Mark Lamos is a director of plays, musicals and opera. The New York Times has called him a poet of the theater, and his work receives a chapter in Samuel L. Leiter's The Great Stage Directors: 100 Distinguished Careers of the Theater, along with legendary directors of the 20th century. Born and raised in Chicago, educated at Northwestern University, Mr. Lamos began his career in the theater as an actor, first in Chicago and then on Broadway and in regional theater, most notably the Guthrie Theater, where he spent over three seasons, and the Old Globe Theatre, where he played the title role in Hamlet, directed by Jack O'Brien. He made his film acting debut in Longtime Companion.
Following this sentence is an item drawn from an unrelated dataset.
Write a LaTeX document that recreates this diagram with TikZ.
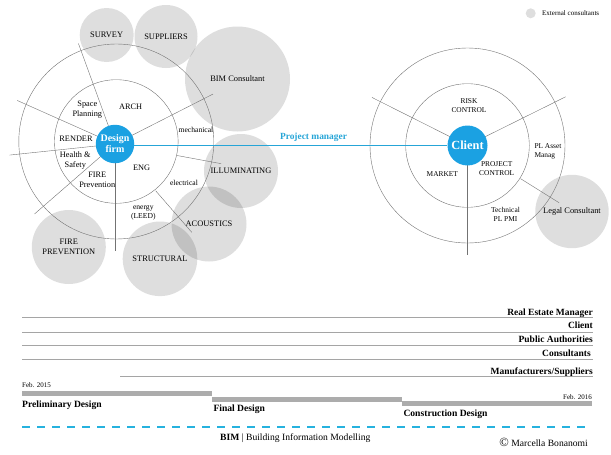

Mr. Lamos spent 17 seasons as artistic director of Connecticut's Hartford Stage, for which he accepted the Tony Award in 1989. During his tenure at Hartford Stage he staged acclaimed productions of many classics, including 14 Shakespeare plays, as well as a cycle of Ibsen dramas, including the full-length Peer Gynt, starring Richard Thomas. Many new plays and musicals moved from Hartford to New York and beyond, and the theater premiered new work by Tony Kushner, Simon Gray, Tom Stoppard, Richard Foreman, Anne Bogart and many others. Mr. Lamos received the 1989 Connecticut Medal for the Arts and three honorary doctorates for his work at Hartford.
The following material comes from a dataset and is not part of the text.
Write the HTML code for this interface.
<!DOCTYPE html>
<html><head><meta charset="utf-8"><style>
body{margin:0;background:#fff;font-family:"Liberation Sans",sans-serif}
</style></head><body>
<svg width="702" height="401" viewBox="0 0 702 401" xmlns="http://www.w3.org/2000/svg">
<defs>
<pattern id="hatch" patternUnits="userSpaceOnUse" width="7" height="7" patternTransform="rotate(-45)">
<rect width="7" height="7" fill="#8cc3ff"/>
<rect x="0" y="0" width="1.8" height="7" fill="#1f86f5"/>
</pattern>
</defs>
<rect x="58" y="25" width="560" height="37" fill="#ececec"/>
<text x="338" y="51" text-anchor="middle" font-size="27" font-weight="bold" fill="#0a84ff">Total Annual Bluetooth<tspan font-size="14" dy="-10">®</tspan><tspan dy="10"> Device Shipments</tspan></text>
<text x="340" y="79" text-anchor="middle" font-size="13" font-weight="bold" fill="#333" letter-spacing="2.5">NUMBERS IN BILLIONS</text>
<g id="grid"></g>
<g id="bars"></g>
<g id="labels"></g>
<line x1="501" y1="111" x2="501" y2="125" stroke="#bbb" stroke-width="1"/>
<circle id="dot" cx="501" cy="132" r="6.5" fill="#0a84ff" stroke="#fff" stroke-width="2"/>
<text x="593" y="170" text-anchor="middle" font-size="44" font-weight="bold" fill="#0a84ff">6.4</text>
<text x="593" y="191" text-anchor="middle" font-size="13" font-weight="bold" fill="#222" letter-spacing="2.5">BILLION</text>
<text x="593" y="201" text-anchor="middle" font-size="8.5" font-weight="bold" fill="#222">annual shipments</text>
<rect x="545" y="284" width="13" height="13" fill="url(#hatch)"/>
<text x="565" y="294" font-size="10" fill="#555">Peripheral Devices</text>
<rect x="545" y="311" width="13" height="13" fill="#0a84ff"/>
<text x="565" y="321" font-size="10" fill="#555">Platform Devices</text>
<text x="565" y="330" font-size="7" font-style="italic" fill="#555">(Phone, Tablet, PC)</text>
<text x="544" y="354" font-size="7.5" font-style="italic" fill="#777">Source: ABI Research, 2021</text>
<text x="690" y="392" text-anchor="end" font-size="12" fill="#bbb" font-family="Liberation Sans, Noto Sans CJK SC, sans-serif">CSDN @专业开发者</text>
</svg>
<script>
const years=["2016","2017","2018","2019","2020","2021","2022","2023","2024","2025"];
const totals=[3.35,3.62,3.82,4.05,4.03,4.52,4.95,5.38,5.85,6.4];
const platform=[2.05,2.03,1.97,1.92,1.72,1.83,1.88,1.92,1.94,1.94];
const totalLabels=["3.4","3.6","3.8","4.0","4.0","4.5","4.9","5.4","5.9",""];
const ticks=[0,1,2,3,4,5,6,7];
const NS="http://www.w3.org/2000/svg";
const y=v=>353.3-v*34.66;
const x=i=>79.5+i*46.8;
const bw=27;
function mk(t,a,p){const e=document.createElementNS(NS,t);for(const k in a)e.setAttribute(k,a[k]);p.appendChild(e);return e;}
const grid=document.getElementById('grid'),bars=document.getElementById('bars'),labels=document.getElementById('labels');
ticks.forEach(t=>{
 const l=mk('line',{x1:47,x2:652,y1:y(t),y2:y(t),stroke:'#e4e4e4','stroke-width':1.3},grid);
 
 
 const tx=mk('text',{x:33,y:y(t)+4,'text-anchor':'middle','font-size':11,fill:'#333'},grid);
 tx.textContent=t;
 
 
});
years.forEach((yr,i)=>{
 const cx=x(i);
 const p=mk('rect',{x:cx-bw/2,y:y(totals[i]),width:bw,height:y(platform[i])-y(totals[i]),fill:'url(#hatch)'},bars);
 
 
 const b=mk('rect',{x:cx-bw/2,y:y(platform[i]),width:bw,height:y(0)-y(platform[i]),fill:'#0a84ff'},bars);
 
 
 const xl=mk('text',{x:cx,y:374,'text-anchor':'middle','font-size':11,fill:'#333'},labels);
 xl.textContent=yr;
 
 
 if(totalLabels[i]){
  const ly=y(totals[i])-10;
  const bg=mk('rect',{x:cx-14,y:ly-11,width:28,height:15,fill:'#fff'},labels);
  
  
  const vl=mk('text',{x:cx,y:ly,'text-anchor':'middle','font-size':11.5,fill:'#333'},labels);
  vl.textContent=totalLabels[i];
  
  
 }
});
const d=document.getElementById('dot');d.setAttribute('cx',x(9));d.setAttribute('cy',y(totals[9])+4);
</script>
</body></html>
He made his Broadway directing debut with a transfer from Hartford Stage of Our Country's Good, for which he received a Tony Award nomination as Best Director. His other Broadway credits include Cymbeline, Seascape (Tony Award nomination for Best Revival) and The Rivals (Lincoln Center Theater); and The Gershwin's Fascinating Rhythm and The Deep Blue Sea (Roundabout Theatre). Off-Broadway credits include A. R. Gurney's Buffalo Gal and the world premiere of Gurney's Indian Blood (Primary Stages); Big Bill (Lincoln Center Theater); Tiny Alice (Lortel Award, Drama Desk Award nomination); Lee Blessing's Thief River (Signature Theatre); Love's Fire (seven one-acts by Guare, Wasserstein, Bogosian, etc. for The Acting Company at New York Shakespeare Festival); Jon Robin Baitz's The End of the Day (Playwrights Horizons); and Measure for Measure (Lincoln Center Theater, Lortel Award).
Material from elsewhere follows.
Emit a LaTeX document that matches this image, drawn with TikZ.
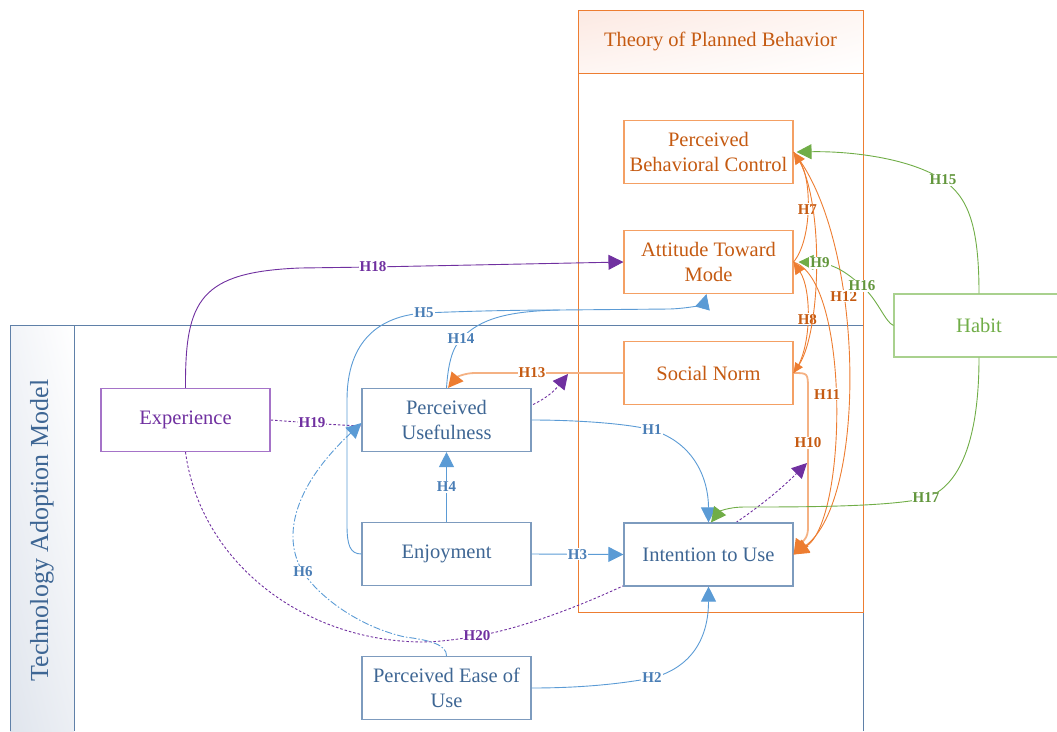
\documentclass[tikz,border=0pt]{standalone}
\usepackage{fontspec}
\setmainfont{Liberation Serif}
\usetikzlibrary{arrows.meta,shadings,backgrounds}
\definecolor{boxblue}{RGB}{125,155,190}
\definecolor{txtblue}{RGB}{62,102,148}
\definecolor{lineblue}{RGB}{91,155,213}
\definecolor{lblblue}{RGB}{74,126,182}
\definecolor{tamblue}{RGB}{95,128,168}
\definecolor{lineor}{RGB}{237,125,49}
\definecolor{lightor}{RGB}{244,177,131}
\definecolor{txtor}{RGB}{197,90,17}
\definecolor{boxor}{RGB}{244,160,100}
\definecolor{hdror}{RGB}{252,233,226}
\definecolor{hdrmid}{RGB}{254,246,243}
\definecolor{purp}{RGB}{112,48,160}
\definecolor{boxpurp}{RGB}{165,115,200}
\definecolor{grn}{RGB}{112,173,71}
\definecolor{boxgrn}{RGB}{169,209,142}
\definecolor{lblgrn}{RGB}{98,150,60}
\definecolor{stripa}{RGB}{242,244,248}
\definecolor{stripb}{RGB}{224,229,237}
\definecolor{stripc}{RGB}{236,239,244}
\begin{document}
\begin{tikzpicture}[x=1pt,y=-1pt,
  basebox/.style={draw,line width=1.1pt,fill=white,minimum width=169pt,minimum height=63pt,inner sep=0pt,align=center,font=\fontsize{20.5}{25}\selectfont},
  bluebox/.style={basebox,draw=boxblue,text=txtblue},
  orbox/.style={basebox,draw=boxor,text=txtor},
  purpbox/.style={basebox,draw=boxpurp,text=purp},
  grnbox/.style={basebox,draw=boxgrn,text=grn,minimum width=170pt},
  lbl/.style={fill=white,inner sep=1pt,font=\bfseries\fontsize{15}{16}\selectfont},
  bll/.style={lbl,text=lblblue},
  orl/.style={lbl,text=txtor},
  grl/.style={lbl,text=lblgrn},
  pul/.style={lbl,text=purp},
  bline/.style={draw=lineblue,line width=0.9pt},
  oline/.style={draw=lineor,line width=0.9pt},
  lline/.style={draw=lightor,line width=1.8pt},
  gline/.style={draw=grn,line width=0.9pt},
  pline/.style={draw=purp,line width=0.9pt,dash pattern=on 2.5pt off 2pt},
  bigtip/.style={-{Triangle[length=15pt,width=15pt]}},
  bigotip/.style={-{Triangle[length=15pt,width=15pt,color=lineor]}},
  midtip/.style={-{Triangle[length=12pt,width=11pt]}},
  smalltip/.style={-{Triangle[length=10pt,width=9pt]}},
]
\useasboundingbox (0,0) rectangle (1057,731);
\clip (0,0) rectangle (1057,731);

% nodes
\node[orbox] (PBC) at (708.5,152) {Perceived\\Behavioral Control};
\node[orbox] (ATM) at (708.5,262) {Attitude Toward\\Mode};
\node[orbox] (SN) at (708.5,373) {Social Norm};
\node[bluebox] (ITU) at (708.5,554.5) {Intention to Use};
\node[bluebox] (PU) at (446.5,420) {Perceived\\Usefulness};
\node[bluebox] (ENJ) at (446.5,554) {Enjoyment};
\node[bluebox] (PEOU) at (446.5,688) {Perceived Ease of\\Use};
\node[purpbox] (EXP) at (185.5,420) {Experience};
\node[grnbox] (HAB) at (979,325.5) {Habit};

\begin{scope}[on background layer]
  % Technology Adoption Model container
  \shade[upper left=stripa,lower left=stripb,upper right=white,lower right=stripc] (10,325) rectangle (74,731);
  \draw[tamblue,line width=1pt] (10,731) -- (10,325) -- (863,325) -- (863,731);
  \draw[tamblue,line width=1pt] (74,325) -- (74,731);
  \node[text=txtblue,rotate=90,font=\fontsize{26}{30}\selectfont] (tamt) at (42,530.5) {Technology Adoption Model};
  % Theory of Planned Behavior container
  \shade[upper left=hdror,lower left=hdrmid,upper right=hdrmid,lower right=white] (578,10) rectangle (863,73);
  \draw[lineor,line width=1pt] (578,10) rectangle (863,612);
  \draw[lineor,line width=1pt] (578,73) -- (863,73);
  \node[text=txtor,font=\fontsize{20.5}{25}\selectfont] (tpbt) at (720.5,41.5) {Theory of Planned Behavior};
  % H19, H20 run behind the boxes
  \draw[pline,bigtip] (EXP.east) -- (312,423) node[pul]{H19} .. controls (460,435) and (535,415) .. (568,374);
  \draw[pline,bigtip] (EXP.south) .. controls (200,560) and (300,640) .. (420,642) .. controls (440,642) and (460,639) .. (477,636) node[pul]{H20} .. controls (560,622) and (720,550) .. (807,463);
\end{scope}

% TAM connectors
\draw[bline,bigtip] (PU.east) .. controls (580,420) and (630,424) .. (652,430) node[bll]{H1} .. controls (695,443) and (708.5,480) .. (ITU.north);
\draw[bline,bigtip] (PEOU.east) .. controls (580,688) and (620,684) .. (652,678) node[bll]{H2} .. controls (690,668) and (708.5,640) .. (ITU.south);
\draw[bline,bigtip] (ENJ.east) -- node[bll]{H3} (ITU.west);
\draw[bline,bigtip] (ENJ.north) -- node[bll]{H4} (PU.south);
\draw[bline,bigtip] (ENJ.west) .. controls (350,554) and (347,545) .. (347,525) -- (347,400) .. controls (347,340) and (380,316) .. (424,313) node[bll]{H5} .. controls (470,311) and (520,310) .. (560,310) -- (670,309) .. controls (695,308) and (704,303) .. ([xshift=-2pt]ATM.south);
\draw[bline] (PU.north) .. controls (448,365) and (452,348) .. (461,339) node[bll]{H14} .. controls (480,318) and (510,311) .. (560,310);
\draw[bline,dash pattern=on 7pt off 2pt on 1.5pt off 2pt,bigtip] (PEOU.north) .. controls (447,645) and (430,640) .. (405,637) .. controls (360,627) and (320,598) .. (303,572) node[bll]{H6} .. controls (283,540) and (290,490) .. ([yshift=-3pt]PU.west);

% TPB connectors
\draw[lline,bigotip] (SN.west) -- (532,373) node[orl]{H13} -- (475,373) .. controls (465,373) and (457,377) .. ([xshift=1.5pt]PU.north);
\draw[lline,bigotip] (SN.east) .. controls (808,373) .. (808,390) -- (808,443) node[orl]{H10} -- (808,528) .. controls (808,538) and (803,541) .. (ITU.east);
\draw[oline,midtip] (ATM.east) .. controls (812,240) and (812,180) .. (PBC.east) node[orl,pos=0.5]{H7};
\draw[oline,midtip] (SN.east) .. controls (812,350) and (812,290) .. (ATM.east) node[orl,pos=0.5]{H8};
\draw[oline,bigtip] (ATM.east) .. controls (850,280) and (848,520) .. (ITU.east) node[orl,pos=0.48,xshift=-8pt]{H11};
\draw[oline,bigtip] (PBC.east) .. controls (865,240) and (868,500) .. (ITU.east) node[orl,pos=0.36]{H12};

% Habit connectors
\draw[gline,bigtip] (HAB.north) .. controls (979,225) and (968,197) .. (943,180) node[grl]{H15} .. controls (910,158) and (850,151) .. ([xshift=3pt]PBC.east);
\draw[gline,bigtip] (HAB.west) .. controls (885,322) and (878,300) .. (862,286) node[grl]{H16} .. controls (848,274) and (835,263) .. ([xshift=5pt]ATM.east);
\draw[gline,bigtip] (HAB.south) .. controls (979,440) and (960,486) .. (926,498) node[grl]{H17} .. controls (890,507) and (800,507) .. (745,507) .. controls (727,507) and (719,512) .. ([xshift=2.5pt]ITU.north);
\draw[oline,smalltip] (PBC.east) .. controls (825,190) and (822,330) .. (SN.east) node[grl,pos=0.5,xshift=4pt,yshift=-2pt]{H9};

% Experience to attitude
\draw[draw=purp,line width=0.9pt,bigtip] (EXP.north) .. controls (185,300) and (200,272) .. (300,268) -- (373,267) node[pul]{H18} -- (ATM.west);
\end{tikzpicture}
\end{document}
Mr. Lamos was the first American director to stage a play with a Russian company in the early days of perestroika, O'Neill's Desire under the Elms at Moscow's Pushkin Theater. He was guest director at Canada's Stratford Festival, La Jolla Playhouse, San Francisco's American Conservatory Theater, the Guthrie Lab, McCarter Theatre, The Old Globe, Ford's Theatre and the Kennedy Center where he directed Cat on a Hot Tin Roof. His most recent productions include Edgardo Mine (Guthrie Theater), The Circle (A.C.T. San Francisco), Lulu at Yale Repertory Theatre and Of Mice and Men at Westport Country Playhouse.
In the realm of opera, he recently directed Adriana Lecouvreur with Plácido Domingo for the Metropolitan Opera. His extensive work in opera includes new productions for the Metropolitan Opera, including the world premiere of John Harbison's The Great Gatsby (also seen at Lyric Opera of Chicago), numerous productions for New York City Opera, and new productions for San Francisco Opera, Glimmerglass Opera and the opera companies of Santa Fe, St. Louis, Seattle, Washington, Toronto, Portland, Dallas, Gothenburg and Munich. Opera world premieres he has guided include Haroun and the Sea Of Stories (New York City Opera), Central Park (Emmy Award nomination for Best Direction, televised for PBS' Great Performances), Dominick Argento's The Aspern Papers (PBS' Great Performances), John Harbison's Winter's Tale (San Francisco Opera), and Tania Leon and Wole Soyinka's Scourge of Hyacinths (Munich Biennale). New York City Opera won an Emmy Award for the Lamos'-directed Madama Butterfly, televised on PBS' Great Performances.
Mr. Lamos was named a Beinecke Fellow at Yale School of Drama in 2007 and has been awarded the Stanford Chair at University of Miami in Coral Cables this year. He has lectured at Yale and was a visiting adjunct professor in the Department of Theater at the University of Michigan.